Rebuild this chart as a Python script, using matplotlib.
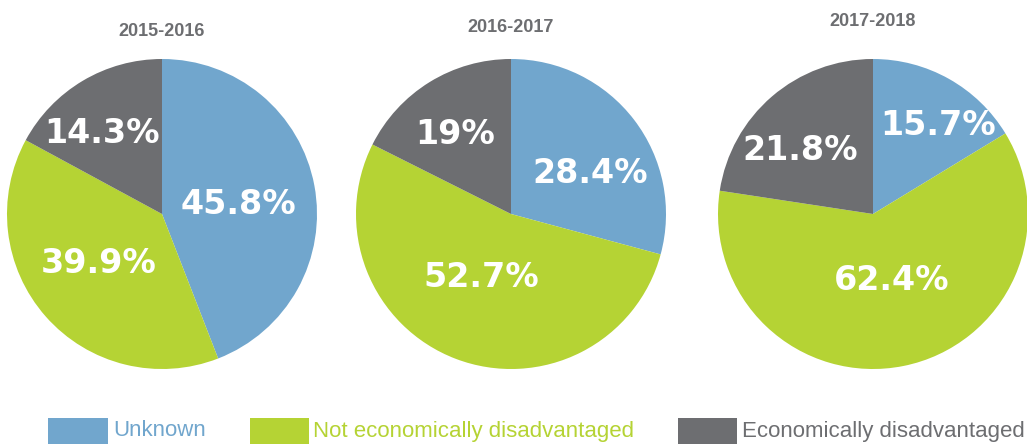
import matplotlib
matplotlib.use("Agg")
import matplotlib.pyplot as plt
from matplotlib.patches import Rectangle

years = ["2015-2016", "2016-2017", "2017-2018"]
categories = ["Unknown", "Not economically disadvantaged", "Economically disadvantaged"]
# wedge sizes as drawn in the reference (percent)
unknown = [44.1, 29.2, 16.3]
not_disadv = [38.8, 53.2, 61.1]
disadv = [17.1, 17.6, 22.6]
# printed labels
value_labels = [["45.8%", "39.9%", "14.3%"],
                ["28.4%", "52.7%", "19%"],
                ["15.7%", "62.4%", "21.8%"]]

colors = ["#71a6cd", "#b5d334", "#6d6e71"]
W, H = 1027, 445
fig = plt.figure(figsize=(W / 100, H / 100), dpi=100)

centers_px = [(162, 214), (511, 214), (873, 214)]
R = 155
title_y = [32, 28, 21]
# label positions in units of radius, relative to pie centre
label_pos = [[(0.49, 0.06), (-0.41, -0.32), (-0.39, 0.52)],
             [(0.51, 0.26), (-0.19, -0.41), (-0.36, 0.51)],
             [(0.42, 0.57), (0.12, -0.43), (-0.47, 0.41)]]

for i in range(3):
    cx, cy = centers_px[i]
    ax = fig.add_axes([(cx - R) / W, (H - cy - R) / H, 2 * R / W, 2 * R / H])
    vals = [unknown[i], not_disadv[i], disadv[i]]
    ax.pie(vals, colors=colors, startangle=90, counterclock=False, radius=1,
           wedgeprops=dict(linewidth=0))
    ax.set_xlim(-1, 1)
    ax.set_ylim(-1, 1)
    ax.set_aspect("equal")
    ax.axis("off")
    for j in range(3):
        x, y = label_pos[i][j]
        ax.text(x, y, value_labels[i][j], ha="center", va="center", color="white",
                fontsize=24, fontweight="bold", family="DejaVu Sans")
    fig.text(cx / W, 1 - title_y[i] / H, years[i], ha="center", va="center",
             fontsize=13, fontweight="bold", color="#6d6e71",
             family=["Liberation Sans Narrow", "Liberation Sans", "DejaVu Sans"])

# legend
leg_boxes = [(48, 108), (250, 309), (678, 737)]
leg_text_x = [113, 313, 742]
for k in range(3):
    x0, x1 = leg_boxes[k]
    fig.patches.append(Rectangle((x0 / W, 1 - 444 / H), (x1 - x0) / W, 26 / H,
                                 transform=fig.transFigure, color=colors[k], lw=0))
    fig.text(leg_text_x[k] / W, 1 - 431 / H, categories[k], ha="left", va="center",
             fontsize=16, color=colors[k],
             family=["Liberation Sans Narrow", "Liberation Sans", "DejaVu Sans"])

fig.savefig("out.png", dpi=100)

...

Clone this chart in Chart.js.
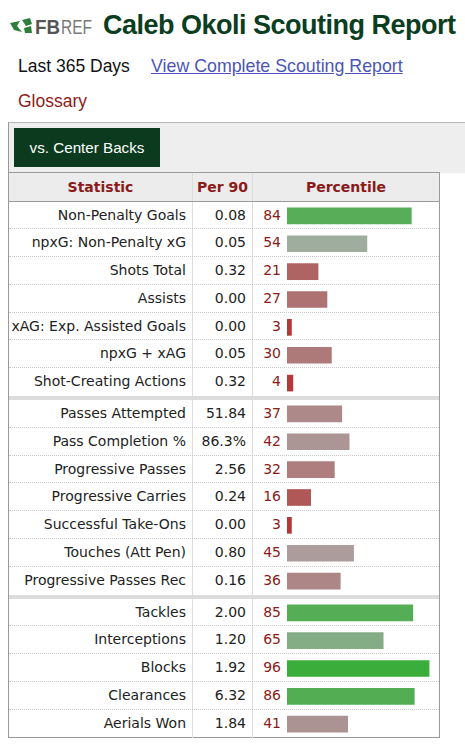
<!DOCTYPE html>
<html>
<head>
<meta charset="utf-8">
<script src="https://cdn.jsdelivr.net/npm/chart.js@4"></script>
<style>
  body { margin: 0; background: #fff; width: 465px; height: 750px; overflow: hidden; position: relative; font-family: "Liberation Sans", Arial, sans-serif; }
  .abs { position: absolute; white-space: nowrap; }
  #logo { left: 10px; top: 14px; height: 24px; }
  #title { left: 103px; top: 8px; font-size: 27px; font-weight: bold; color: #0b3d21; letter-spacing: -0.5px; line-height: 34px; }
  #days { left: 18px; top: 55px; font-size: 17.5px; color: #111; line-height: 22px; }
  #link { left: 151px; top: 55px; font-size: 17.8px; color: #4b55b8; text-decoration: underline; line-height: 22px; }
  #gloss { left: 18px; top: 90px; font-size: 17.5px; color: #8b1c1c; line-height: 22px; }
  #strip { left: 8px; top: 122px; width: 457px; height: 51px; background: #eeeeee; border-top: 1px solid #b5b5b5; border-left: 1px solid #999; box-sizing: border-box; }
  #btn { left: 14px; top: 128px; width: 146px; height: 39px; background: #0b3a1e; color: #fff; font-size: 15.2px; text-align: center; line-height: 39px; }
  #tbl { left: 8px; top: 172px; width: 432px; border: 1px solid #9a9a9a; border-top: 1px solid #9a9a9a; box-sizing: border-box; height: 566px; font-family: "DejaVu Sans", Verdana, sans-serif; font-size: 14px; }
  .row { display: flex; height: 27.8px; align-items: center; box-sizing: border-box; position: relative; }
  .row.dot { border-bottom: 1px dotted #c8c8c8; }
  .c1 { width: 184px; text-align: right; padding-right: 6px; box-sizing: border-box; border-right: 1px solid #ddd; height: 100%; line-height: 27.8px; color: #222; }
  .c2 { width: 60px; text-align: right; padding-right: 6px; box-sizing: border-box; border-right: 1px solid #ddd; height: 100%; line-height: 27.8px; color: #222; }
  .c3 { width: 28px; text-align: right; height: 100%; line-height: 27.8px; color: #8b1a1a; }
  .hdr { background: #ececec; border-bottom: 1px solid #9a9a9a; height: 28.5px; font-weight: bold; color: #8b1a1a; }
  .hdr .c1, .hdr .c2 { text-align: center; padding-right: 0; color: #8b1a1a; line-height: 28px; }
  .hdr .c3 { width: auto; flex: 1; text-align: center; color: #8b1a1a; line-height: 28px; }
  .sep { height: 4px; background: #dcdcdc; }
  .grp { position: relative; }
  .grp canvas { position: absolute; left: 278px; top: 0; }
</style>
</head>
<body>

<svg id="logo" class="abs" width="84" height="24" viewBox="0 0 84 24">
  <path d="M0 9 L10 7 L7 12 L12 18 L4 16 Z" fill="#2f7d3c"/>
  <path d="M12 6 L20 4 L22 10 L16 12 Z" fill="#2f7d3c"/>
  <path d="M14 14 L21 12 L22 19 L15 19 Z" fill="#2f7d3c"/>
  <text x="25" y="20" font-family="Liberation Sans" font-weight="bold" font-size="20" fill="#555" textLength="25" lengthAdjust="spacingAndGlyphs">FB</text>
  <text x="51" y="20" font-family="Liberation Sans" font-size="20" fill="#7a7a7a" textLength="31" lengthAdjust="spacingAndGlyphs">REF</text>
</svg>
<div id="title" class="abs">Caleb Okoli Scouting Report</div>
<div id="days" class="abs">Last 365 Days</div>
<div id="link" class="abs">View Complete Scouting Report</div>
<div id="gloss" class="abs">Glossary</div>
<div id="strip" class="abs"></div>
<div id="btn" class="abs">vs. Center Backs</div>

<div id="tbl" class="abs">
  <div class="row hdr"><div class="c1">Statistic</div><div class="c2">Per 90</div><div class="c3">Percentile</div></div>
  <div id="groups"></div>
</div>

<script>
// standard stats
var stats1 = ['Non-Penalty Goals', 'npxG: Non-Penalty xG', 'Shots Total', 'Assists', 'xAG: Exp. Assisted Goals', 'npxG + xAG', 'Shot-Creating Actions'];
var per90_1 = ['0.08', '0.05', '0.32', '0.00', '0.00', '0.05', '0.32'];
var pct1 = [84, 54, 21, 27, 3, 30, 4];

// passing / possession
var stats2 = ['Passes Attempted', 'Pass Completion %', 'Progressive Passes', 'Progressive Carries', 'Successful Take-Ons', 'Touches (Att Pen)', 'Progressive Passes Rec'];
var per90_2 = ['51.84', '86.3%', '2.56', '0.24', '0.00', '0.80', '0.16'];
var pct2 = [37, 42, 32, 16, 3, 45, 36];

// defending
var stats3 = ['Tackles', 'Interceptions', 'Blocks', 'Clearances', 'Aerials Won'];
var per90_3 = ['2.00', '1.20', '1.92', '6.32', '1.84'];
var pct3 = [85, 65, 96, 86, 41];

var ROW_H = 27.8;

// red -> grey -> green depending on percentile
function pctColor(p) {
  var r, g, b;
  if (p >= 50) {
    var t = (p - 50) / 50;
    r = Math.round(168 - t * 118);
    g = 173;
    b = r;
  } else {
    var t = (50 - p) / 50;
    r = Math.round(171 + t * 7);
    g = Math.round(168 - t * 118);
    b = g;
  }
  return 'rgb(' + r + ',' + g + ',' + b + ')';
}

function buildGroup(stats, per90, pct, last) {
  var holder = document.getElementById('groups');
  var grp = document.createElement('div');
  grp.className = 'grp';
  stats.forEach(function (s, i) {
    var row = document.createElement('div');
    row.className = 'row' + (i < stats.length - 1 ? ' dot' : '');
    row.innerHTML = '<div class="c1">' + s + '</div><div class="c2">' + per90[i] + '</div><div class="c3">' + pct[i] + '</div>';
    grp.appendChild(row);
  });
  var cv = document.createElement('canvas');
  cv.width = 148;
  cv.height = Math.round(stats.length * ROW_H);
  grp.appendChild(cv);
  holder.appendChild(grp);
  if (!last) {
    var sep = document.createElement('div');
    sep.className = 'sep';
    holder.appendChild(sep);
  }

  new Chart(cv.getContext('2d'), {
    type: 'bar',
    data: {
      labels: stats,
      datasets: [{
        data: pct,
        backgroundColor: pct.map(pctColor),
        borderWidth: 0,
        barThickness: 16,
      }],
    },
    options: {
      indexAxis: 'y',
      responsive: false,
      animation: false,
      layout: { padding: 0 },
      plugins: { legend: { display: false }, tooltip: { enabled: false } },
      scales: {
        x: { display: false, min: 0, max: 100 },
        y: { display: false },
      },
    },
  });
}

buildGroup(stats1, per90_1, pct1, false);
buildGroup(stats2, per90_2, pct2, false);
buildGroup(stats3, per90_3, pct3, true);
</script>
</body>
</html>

...

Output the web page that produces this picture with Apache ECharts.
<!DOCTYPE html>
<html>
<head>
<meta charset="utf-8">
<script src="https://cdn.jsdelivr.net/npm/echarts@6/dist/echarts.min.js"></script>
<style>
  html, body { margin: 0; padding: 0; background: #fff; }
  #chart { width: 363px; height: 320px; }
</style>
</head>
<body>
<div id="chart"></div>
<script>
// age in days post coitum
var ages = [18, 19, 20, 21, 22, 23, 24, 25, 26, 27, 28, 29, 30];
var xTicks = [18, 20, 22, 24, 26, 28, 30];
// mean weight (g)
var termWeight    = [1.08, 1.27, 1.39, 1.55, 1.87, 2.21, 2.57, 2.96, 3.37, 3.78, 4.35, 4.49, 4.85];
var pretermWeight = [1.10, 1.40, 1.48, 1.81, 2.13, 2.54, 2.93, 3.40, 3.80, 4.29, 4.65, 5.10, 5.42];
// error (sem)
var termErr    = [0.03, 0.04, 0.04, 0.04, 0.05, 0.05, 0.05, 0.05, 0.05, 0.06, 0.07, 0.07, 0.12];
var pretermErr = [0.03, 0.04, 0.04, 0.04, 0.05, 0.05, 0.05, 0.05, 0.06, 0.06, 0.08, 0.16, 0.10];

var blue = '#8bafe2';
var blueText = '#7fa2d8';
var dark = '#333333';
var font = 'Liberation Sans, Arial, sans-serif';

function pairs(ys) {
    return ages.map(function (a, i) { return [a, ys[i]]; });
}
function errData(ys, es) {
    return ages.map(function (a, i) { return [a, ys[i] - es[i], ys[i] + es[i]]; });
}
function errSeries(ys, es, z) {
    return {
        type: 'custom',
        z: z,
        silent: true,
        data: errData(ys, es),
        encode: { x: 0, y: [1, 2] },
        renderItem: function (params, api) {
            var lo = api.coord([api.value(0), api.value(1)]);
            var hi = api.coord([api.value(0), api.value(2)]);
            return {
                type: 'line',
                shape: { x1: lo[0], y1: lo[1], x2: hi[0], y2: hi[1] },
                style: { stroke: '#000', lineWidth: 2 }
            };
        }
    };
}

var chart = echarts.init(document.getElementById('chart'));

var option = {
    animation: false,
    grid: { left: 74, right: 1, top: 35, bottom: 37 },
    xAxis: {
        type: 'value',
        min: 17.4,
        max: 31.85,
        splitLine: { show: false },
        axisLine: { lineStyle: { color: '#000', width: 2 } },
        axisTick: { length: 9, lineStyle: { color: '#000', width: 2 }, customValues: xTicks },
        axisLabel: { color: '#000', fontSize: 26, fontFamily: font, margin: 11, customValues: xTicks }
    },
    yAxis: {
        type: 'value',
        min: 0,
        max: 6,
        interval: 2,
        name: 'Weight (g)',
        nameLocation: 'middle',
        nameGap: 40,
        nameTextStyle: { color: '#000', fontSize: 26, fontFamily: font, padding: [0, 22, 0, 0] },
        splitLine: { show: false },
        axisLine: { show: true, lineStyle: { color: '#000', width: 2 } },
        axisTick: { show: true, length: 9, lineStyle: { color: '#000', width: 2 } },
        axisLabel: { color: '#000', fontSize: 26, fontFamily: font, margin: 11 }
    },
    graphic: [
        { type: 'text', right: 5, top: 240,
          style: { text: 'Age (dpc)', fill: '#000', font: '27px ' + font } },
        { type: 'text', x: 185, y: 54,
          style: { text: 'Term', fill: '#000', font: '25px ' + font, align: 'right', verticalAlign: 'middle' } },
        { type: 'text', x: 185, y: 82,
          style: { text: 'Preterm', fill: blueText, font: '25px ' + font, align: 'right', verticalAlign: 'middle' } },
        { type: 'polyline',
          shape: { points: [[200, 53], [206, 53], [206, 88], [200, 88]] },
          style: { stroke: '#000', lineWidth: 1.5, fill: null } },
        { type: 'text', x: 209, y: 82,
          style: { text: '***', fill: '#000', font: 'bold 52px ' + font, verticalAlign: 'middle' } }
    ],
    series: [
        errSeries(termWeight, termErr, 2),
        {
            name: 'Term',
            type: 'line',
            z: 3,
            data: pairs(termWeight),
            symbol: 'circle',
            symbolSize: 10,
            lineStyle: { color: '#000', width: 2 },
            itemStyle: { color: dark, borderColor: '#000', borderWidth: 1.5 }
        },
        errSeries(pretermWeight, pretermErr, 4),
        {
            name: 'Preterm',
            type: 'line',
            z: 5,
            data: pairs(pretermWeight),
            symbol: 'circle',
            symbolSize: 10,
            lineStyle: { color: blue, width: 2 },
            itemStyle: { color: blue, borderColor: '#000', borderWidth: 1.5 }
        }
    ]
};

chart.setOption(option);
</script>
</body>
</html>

-- Work instructions --
Copy out only the lines above from the one with "Output the web" to the one with "var font = 'Liberation", inclusive, exactly as they stand.

-- Exercise solution --
Output the web page that produces this picture with Apache ECharts.
<!DOCTYPE html>
<html>
<head>
<meta charset="utf-8">
<script src="https://cdn.jsdelivr.net/npm/echarts@6/dist/echarts.min.js"></script>
<style>
  html, body { margin: 0; padding: 0; background: #fff; }
  #chart { width: 363px; height: 320px; }
</style>
</head>
<body>
<div id="chart"></div>
<script>
// age in days post coitum
var ages = [18, 19, 20, 21, 22, 23, 24, 25, 26, 27, 28, 29, 30];
var xTicks = [18, 20, 22, 24, 26, 28, 30];
// mean weight (g)
var termWeight    = [1.08, 1.27, 1.39, 1.55, 1.87, 2.21, 2.57, 2.96, 3.37, 3.78, 4.35, 4.49, 4.85];
var pretermWeight = [1.10, 1.40, 1.48, 1.81, 2.13, 2.54, 2.93, 3.40, 3.80, 4.29, 4.65, 5.10, 5.42];
// error (sem)
var termErr    = [0.03, 0.04, 0.04, 0.04, 0.05, 0.05, 0.05, 0.05, 0.05, 0.06, 0.07, 0.07, 0.12];
var pretermErr = [0.03, 0.04, 0.04, 0.04, 0.05, 0.05, 0.05, 0.05, 0.06, 0.06, 0.08, 0.16, 0.10];

var blue = '#8bafe2';
var blueText = '#7fa2d8';
var dark = '#333333';
var font = 'Liberation Sans, Arial, sans-serif';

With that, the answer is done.